PATHS SERIES 2010-2012-FOREWORD

This series of paintings is the result of a collection I have made over the years... Collection of visual memories. Although it is a direction I explored in previous works (especially the Deltas series in 2005. See And so it is in Catalogues/Bangkok/ Rotunda gallery/ November 2005), it all came together after a trip to Australia in 2009.

These visual memories may be small, like the holes made by the waves eroding the seashore rocks. Big, like the view of a desert from a plane. Delicate, like the weeds undulating at the bottom of a river. Or impressive, like the mighty ocean meeting the red cliff. All intensely beautiful and poetic. Sometimes two memories overlap and a fragile swirl leaves its trace on a dense patch of colour.

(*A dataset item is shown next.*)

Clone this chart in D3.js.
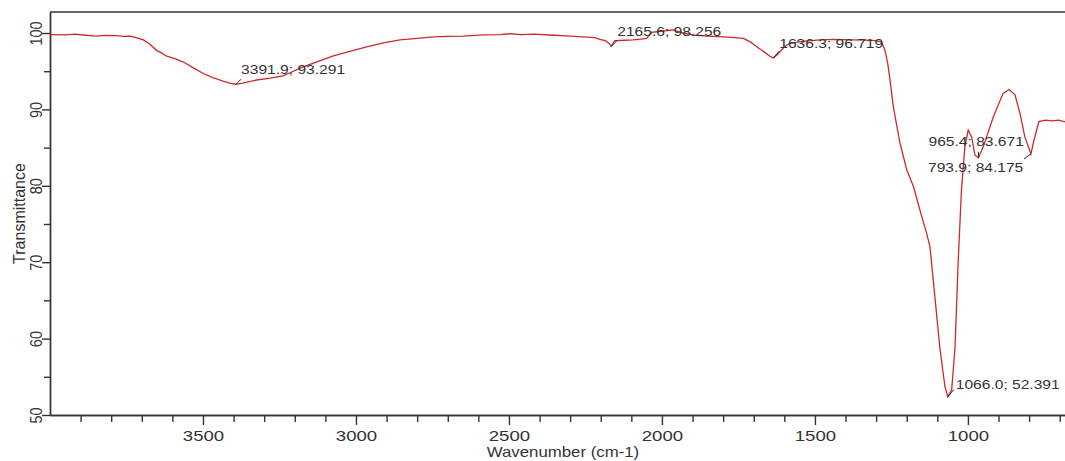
<!DOCTYPE html>
<html lang="en">
<head>
<meta charset="UTF-8">
<title>FTIR spectrum</title>
<script src="https://cdnjs.cloudflare.com/ajax/libs/d3/7.8.5/d3.min.js"></script>
<style>
    body { margin: 0; background: #fff; }
    svg { display: block; font-family: "Liberation Sans", Arial, sans-serif; }
    .axis path, .axis line { stroke: #333; stroke-width: 1.4; }
    .axis text { fill: #333; }
</style>
</head>
<body>
<svg id="chart" width="1065" height="461"></svg>
<script>
// spectrum (wavenumber, transmittance)
var wavenumber = [4000, 3950, 3920, 3891, 3850, 3820, 3782, 3760, 3740, 3728, 3710, 3695, 3675, 3651, 3640,
    3620, 3590, 3564, 3530, 3499, 3470, 3434, 3410, 3391.9, 3370, 3325, 3280, 3238, 3210, 3183, 3130, 3074,
    3020, 2965, 2910, 2856, 2800, 2747, 2700, 2650, 2584, 2530, 2497, 2460, 2420, 2366, 2300, 2258, 2220,
    2203, 2185, 2172, 2165.6, 2154, 2120, 2095, 2070, 2050, 2034, 2010, 1964, 1930, 1898, 1850, 1800, 1760,
    1734, 1710, 1690, 1665, 1645, 1636.3, 1625, 1614, 1600, 1582, 1540, 1494, 1440, 1380, 1331, 1300, 1282,
    1270, 1262, 1255, 1244, 1222, 1200, 1178, 1151, 1135, 1124, 1108, 1092, 1075, 1066, 1053, 1042, 1032,
    1021, 1010, 999, 988, 977, 965.4, 950, 917, 885, 865, 846, 830, 814, 793.9, 784, 768, 746, 724, 703, 686, 660];
var transmittance = [99.8, 99.75, 99.85, 99.74, 99.6, 99.7, 99.65, 99.55, 99.6, 99.5, 99.3, 99.1, 98.6, 97.7, 97.5,
    97.0, 96.6, 96.2, 95.4, 94.7, 94.2, 93.7, 93.4, 93.291, 93.45, 93.85, 94.1, 94.4, 94.9, 95.4, 96.2, 97.0,
    97.6, 98.2, 98.7, 99.1, 99.3, 99.5, 99.55, 99.6, 99.75, 99.8, 99.9, 99.8, 99.85, 99.74, 99.6, 99.5, 99.4,
    99.17, 99.0, 98.6, 98.256, 99.0, 99.05, 99.1, 99.2, 99.3, 100.1, 100.2, 100.4, 100.0, 99.74, 99.6, 99.5, 99.4,
    99.3, 98.8, 98.2, 97.5, 96.9, 96.719, 97.1, 97.55, 98.2, 98.65, 98.9, 99.08, 99.17, 99.1, 99.08, 99.0, 98.8,
    97.6, 96.0, 94.0, 90.4, 85.6, 82.1, 79.9, 76.0, 73.8, 72.0, 65.5, 58.9, 53.7, 52.391, 53.3, 58.9, 69.9,
    79.5, 85.1, 87.3, 86.4, 84.0, 83.671, 85.1, 89.0, 92.1, 92.6, 91.9, 89.5, 86.4, 84.175, 86.0, 88.4, 88.6, 88.5, 88.6, 88.4, 88.5];

// peak labels
var peakX = [3391.9, 2165.6, 1636.3, 965.4, 793.9, 1066.0];
var peakY = [93.291, 98.256, 96.719, 83.671, 84.175, 52.391];
var peakText = ["3391.9; 93.291", "2165.6; 98.256", "1636.3; 96.719", "965.4; 83.671", "793.9; 84.175", "1066.0; 52.391"];

var xMajor = [3500, 3000, 2500, 2000, 1500, 1000];
var yMajor = [50, 60, 70, 80, 90, 100];

var svg = d3.select("#chart");
var plotLeft = 50, plotTop = 12, plotBottom = 415;

var x = d3.scaleLinear().domain([4000, 650]).range([plotLeft, 1075]);
var y = d3.scaleLinear().domain([50, 102.75]).range([plotBottom, plotTop]);

// minor ticks every 100 / every 5
var xMinor = d3.range(700, 4000, 100).filter(v => v % 500 !== 0);
var yMinor = d3.range(55, 100, 10);

svg.append("g").attr("class", "axis")
    .attr("transform", "translate(0," + plotBottom + ")")
    .call(d3.axisBottom(x).tickValues(xMinor).tickSize(7).tickFormat("").tickSizeOuter(0));

var xa = svg.append("g").attr("class", "axis")
    .attr("transform", "translate(0," + plotBottom + ")")
    .call(d3.axisBottom(x).tickValues(xMajor).tickSize(10).tickSizeOuter(0).tickFormat(d3.format("d")));
xa.selectAll("text")
    .attr("y", 0).attr("dy", null)
    .attr("transform", "translate(0,26) scale(1.2,1)")
    .style("font-size", "15.5px");

svg.append("g").attr("class", "axis")
    .attr("transform", "translate(" + plotLeft + ",0)")
    .call(d3.axisLeft(y).tickValues(yMinor).tickSize(6).tickFormat("").tickSizeOuter(0));

var ya = svg.append("g").attr("class", "axis")
    .attr("transform", "translate(" + plotLeft + ",0)")
    .call(d3.axisLeft(y).tickValues(yMajor).tickSize(8).tickSizeOuter(0).tickFormat(d3.format("d")));
ya.selectAll("text")
    .attr("x", 0).attr("dy", null)
    .attr("text-anchor", "middle")
    .attr("transform", "translate(-8,0) scale(1.2,1) rotate(-90)")
    .style("font-size", "14.5px");

// top frame line
svg.append("line")
    .attr("x1", plotLeft).attr("x2", 1065)
    .attr("y1", plotTop).attr("y2", plotTop)
    .attr("stroke", "#333").attr("stroke-width", 1.4);

// axis titles
svg.append("text")
    .attr("transform", "translate(25," + ((plotTop + plotBottom) / 2) + ") rotate(-90)")
    .attr("text-anchor", "middle")
    .attr("fill", "#333")
    .style("font-size", "16px")
    .text("Transmittance");

svg.append("text")
    .attr("transform", "translate(563,457) scale(1.2,1)")
    .attr("text-anchor", "middle")
    .attr("fill", "#333")
    .style("font-size", "14px")
    .text("Wavenumber (cm-1)");

// spectrum
var pts = wavenumber.map((w, i) => [w, transmittance[i]]);
var line = d3.line().x(d => x(d[0])).y(d => y(d[1]));

svg.append("path")
    .datum(pts)
    .attr("d", line)
    .attr("fill", "none")
    .attr("stroke", "#cc2a2a")
    .attr("stroke-width", 1.3);

// label offsets: leader end and text start relative to the peak point
var leadDx = [5, 6, 6, 0, -7, 6];
var leadDy = [-5, -6, -7, -6, 5, -7];
var textDx = [5, 6, 6, -50, -103, 8];
var textDy = [-10, -10, -10, -12, 18, -8];

peakX.forEach(function (p, i) {
    var px = x(p), py = y(peakY[i]);
    svg.append("line")
        .attr("x1", px).attr("y1", py)
        .attr("x2", px + leadDx[i]).attr("y2", py + leadDy[i])
        .attr("stroke", "#222").attr("stroke-width", 1);
    svg.append("text")
        .attr("transform", "translate(" + (px + textDx[i]) + "," + (py + textDy[i]) + ") scale(1.2,1)")
        .attr("fill", "#333")
        .style("font-size", "13px")
        .text(peakText[i]);
});
</script>
</body>
</html>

This work is just a beginning as the collection of visual memories is an ongoing process. When it will happen is beyond my control. It is always an unexpected epiphany. Knowing which one will trigger a painting is unpredictable as well. Some disappear in my memory, some resurface and have to become colours and textures.

The latest paintings have been inspired by walks along the Thames path (Eyot, Eyot and birds, The river turn sand twists...) as the river meanders, the trees and the changing sky create an ever evolving scenery.

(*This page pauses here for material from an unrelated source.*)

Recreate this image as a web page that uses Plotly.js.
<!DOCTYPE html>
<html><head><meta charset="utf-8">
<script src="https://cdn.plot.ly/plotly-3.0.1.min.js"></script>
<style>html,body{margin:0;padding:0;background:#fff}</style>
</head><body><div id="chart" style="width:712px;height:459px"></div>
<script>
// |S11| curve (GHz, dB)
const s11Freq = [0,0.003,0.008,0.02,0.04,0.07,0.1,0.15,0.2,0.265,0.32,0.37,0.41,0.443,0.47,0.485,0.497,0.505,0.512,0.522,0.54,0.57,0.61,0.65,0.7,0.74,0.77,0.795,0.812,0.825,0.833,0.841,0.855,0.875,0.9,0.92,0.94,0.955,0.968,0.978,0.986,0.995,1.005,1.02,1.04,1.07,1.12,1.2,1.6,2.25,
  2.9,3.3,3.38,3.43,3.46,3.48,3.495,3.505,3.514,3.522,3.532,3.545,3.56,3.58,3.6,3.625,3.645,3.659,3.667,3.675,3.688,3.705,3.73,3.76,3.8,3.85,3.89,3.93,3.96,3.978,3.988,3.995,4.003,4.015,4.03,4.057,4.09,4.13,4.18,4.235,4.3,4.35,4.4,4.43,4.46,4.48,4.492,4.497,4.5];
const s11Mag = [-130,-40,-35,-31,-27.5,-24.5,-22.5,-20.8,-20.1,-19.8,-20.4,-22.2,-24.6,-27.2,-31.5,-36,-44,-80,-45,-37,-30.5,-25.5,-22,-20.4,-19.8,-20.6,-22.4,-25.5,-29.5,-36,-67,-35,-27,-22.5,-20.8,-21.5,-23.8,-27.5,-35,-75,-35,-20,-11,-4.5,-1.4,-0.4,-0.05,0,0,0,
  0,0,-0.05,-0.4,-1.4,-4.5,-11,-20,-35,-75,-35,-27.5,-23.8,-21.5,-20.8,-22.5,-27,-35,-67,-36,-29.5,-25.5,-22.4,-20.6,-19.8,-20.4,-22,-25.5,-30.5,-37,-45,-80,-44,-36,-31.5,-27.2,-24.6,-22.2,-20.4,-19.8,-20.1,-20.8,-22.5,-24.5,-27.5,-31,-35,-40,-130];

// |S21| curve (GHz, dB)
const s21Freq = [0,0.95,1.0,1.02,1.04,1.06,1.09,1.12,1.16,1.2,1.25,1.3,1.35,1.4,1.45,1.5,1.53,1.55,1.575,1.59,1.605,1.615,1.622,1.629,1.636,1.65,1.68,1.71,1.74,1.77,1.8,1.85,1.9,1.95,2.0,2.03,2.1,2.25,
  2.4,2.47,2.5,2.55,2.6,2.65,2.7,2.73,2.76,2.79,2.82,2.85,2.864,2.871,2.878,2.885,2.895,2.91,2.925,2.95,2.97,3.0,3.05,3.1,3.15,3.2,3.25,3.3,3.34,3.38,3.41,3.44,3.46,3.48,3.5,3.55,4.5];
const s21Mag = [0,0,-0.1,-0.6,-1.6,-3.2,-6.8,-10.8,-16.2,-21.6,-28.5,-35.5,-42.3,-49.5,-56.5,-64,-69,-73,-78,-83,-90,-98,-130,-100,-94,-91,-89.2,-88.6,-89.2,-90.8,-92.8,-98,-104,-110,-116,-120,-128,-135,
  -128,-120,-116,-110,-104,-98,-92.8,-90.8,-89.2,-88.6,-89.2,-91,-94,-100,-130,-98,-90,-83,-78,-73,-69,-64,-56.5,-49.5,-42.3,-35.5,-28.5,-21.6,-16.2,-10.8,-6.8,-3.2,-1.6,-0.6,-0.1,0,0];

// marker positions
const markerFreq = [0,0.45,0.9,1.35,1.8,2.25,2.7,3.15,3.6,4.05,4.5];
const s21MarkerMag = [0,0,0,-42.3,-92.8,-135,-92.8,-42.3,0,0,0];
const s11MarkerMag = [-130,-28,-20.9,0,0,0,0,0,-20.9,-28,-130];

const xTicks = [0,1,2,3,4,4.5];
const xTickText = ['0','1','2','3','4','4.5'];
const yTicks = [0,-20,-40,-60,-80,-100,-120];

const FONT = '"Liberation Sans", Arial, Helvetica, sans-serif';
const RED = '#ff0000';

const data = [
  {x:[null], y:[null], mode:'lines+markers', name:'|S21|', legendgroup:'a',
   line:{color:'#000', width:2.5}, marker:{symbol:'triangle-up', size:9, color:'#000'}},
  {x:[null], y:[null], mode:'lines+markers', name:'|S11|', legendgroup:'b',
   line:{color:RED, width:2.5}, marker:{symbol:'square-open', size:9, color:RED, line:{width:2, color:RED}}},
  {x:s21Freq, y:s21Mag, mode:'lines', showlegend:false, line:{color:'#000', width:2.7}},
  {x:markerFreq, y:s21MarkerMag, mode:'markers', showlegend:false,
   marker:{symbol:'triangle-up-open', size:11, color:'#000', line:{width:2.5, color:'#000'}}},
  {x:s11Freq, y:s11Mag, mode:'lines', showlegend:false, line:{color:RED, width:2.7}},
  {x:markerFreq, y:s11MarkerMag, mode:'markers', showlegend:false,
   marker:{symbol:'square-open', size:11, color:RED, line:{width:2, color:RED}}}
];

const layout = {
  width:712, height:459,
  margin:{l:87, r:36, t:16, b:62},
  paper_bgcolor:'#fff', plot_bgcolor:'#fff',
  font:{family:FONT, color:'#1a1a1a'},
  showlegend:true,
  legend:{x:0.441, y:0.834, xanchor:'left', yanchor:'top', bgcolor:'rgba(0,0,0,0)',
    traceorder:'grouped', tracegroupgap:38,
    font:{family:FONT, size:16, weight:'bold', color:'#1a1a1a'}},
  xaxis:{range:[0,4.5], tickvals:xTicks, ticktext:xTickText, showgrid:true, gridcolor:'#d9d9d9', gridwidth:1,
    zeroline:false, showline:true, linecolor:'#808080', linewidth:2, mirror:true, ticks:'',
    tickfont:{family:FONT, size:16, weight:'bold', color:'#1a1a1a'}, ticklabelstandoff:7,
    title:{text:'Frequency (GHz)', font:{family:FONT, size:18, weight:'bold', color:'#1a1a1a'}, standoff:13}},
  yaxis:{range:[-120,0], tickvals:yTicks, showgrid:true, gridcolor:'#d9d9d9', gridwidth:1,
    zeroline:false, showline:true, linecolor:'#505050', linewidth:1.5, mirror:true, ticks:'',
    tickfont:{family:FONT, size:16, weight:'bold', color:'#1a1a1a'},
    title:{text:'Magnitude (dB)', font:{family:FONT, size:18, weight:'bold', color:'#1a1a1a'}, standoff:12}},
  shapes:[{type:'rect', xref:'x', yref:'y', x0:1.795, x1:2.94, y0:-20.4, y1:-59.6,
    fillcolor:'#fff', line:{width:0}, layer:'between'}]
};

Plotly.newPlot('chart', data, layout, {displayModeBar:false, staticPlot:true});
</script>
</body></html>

On the canvas I try to echo the rhythm of my steps through the sceneries I am part of for a moment. I found expressions of a similar experience in Barbara Heptworth and Gauguin writings.

"All my early memories are of forms and shapes and textures. Moving through and over the West Riding landscape with my father in his car, the hills were sculptures; the roads defined the forms. Above all, there was the sensation of moving physically over the contours of fullnesses and concavities, through hollows and over peaks – feeling, touching, seeing, through mind and hand and eye. This sensation has never left me. I, the sculptor, am the landscape. I am the form and I am the hollow, the thrust and the contour."
* Barbara Hepworth, source of her quotes on sculpture art works and life “Barbara Hepworth, A Pictorial autobiography”, New York, Praeger Publishers, 1970, p. 280 .

 "I love Brittany. I find a certain wildness and primitiveness here. When my clogs resound on this granite soil, I hear the dull, matt, powerful tone I seek in my painting." Paul Gauguin, letter to Émile Schuffenecker in 1888.